# Stored data:
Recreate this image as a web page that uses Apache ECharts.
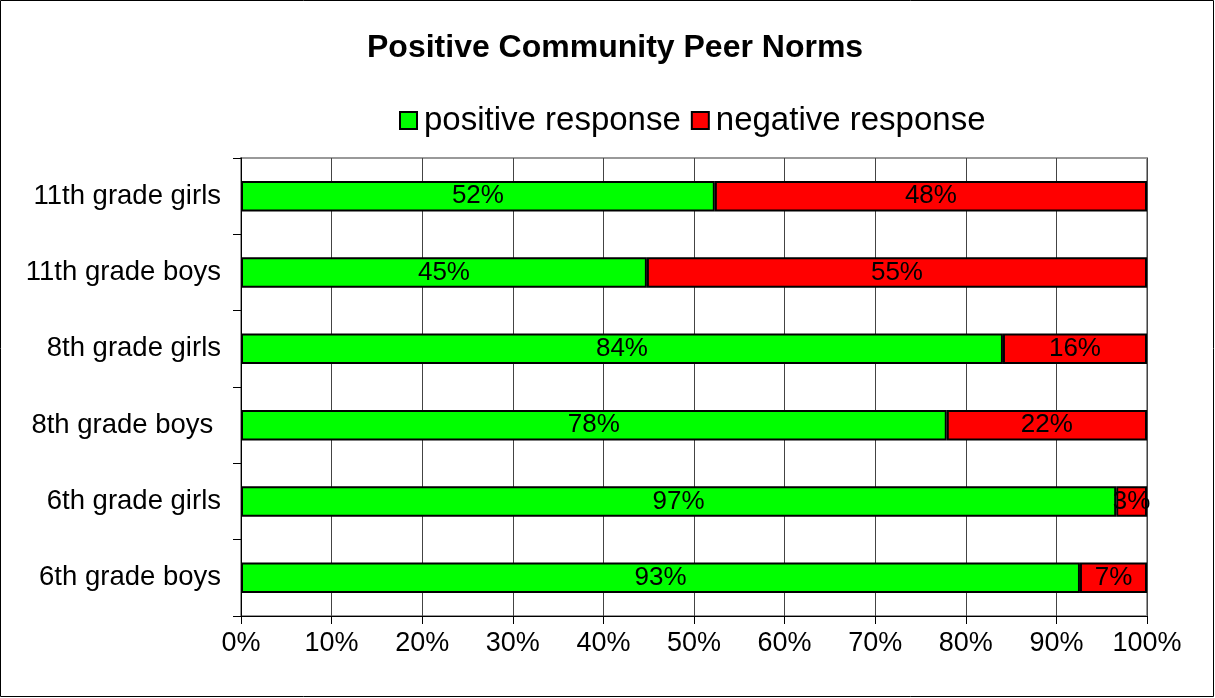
<!DOCTYPE html>
<html>
<head>
<meta charset="utf-8">
<script src="https://cdn.jsdelivr.net/npm/echarts@6/dist/echarts.min.js"></script>
<style>html,body{margin:0;padding:0;background:#fff}#c{width:1215px;height:698px}</style>
</head>
<body>
<div id="c"></div>
<script>
const categories = ['6th grade boys', '6th grade girls', '8th grade boys ', '8th grade girls', '11th grade boys', '11th grade girls'];
const positiveValues = [92.6, 96.6, 77.9, 84.1, 44.8, 52.3];
const negativeValues = [7.4, 3.4, 22.1, 15.9, 55.2, 47.7];
const xTickLabels = ['0%','10%','20%','30%','40%','50%','60%','70%','80%','90%','100%'];

const FONT = '"Liberation Sans", Arial, sans-serif';
const chart = echarts.init(document.getElementById('c'));
const labelOpt = {
  show: true, position: 'inside', color: '#000', fontFamily: FONT, fontSize: 26,
  formatter: p => Math.round(p.value) + '%'
};
chart.setOption({
  animation: false,
  backgroundColor: '#fff',
  title: {
    text: 'Positive Community Peer Norms',
    left: 362, top: 27,
    textStyle: { fontFamily: FONT, fontWeight: 'bold', fontSize: 32, color: '#000' }
  },
  legend: {
    left: 394, top: 99,
    itemWidth: 17, itemHeight: 17, itemGap: 10,
    icon: 'rect',
    itemStyle: { borderColor: '#000', borderWidth: 2 },
    textStyle: { fontFamily: FONT, fontSize: 33, color: '#000', padding: [0,0,0,2] },
    data: ['positive response', 'negative response']
  },
  grid: {
    left: 241, right: 68, top: 158, bottom: 82,
    show: true, borderColor: '#999', borderWidth: 2, containLabel: false
  },
  xAxis: {
    type: 'value', min: 0, max: 100, interval: 10,
    axisLine: { show: true, lineStyle: { color: '#000', width: 1 } },
    axisTick: { show: true, length: 8, lineStyle: { color: '#000' } },
    splitLine: { show: true, lineStyle: { color: '#444', width: 1 } },
    axisLabel: {
      margin: 14, color: '#000', fontFamily: FONT, fontSize: 27,
      formatter: v => xTickLabels[Math.round(v / 10)]
    }
  },
  yAxis: {
    type: 'category', data: categories,
    axisLine: { show: true, lineStyle: { color: '#000', width: 1 } },
    axisTick: { show: true, length: 8, lineStyle: { color: '#000' } },
    splitLine: { show: false },
    axisLabel: { margin: 20, color: '#000', fontFamily: FONT, fontSize: 27.5 }
  },
  series: [
    {
      name: 'positive response', type: 'bar', stack: 'all', barWidth: '40%',
      data: positiveValues,
      itemStyle: { color: '#00ff00', borderColor: '#000', borderWidth: 2 },
      label: labelOpt
    },
    {
      name: 'negative response', type: 'bar', stack: 'all', barWidth: '40%',
      data: negativeValues,
      itemStyle: { color: '#ff0000', borderColor: '#000', borderWidth: 2 },
      label: labelOpt
    }
  ],
  graphic: [{
    type: 'rect', silent: true, z: 100,
    shape: { x: 0.5, y: 0.5, width: 1213, height: 696 },
    style: { fill: 'none', stroke: '#000', lineWidth: 1 }
  }]
});
</script>
</body>
</html>
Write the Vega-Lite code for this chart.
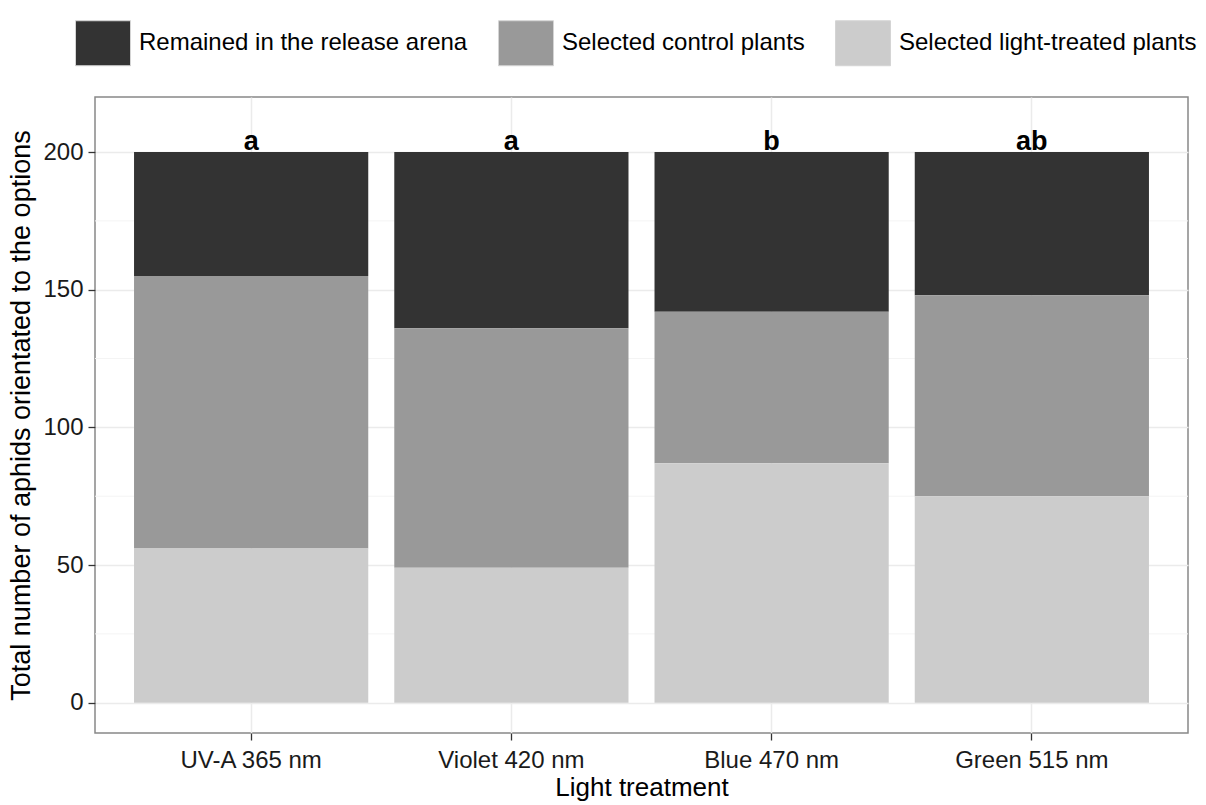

# PROBLEM REQUIREMENTS:
What is the number of lines in the listing above that contain the string "this"? Give only the number.

# FINISHED EXERCISE:
2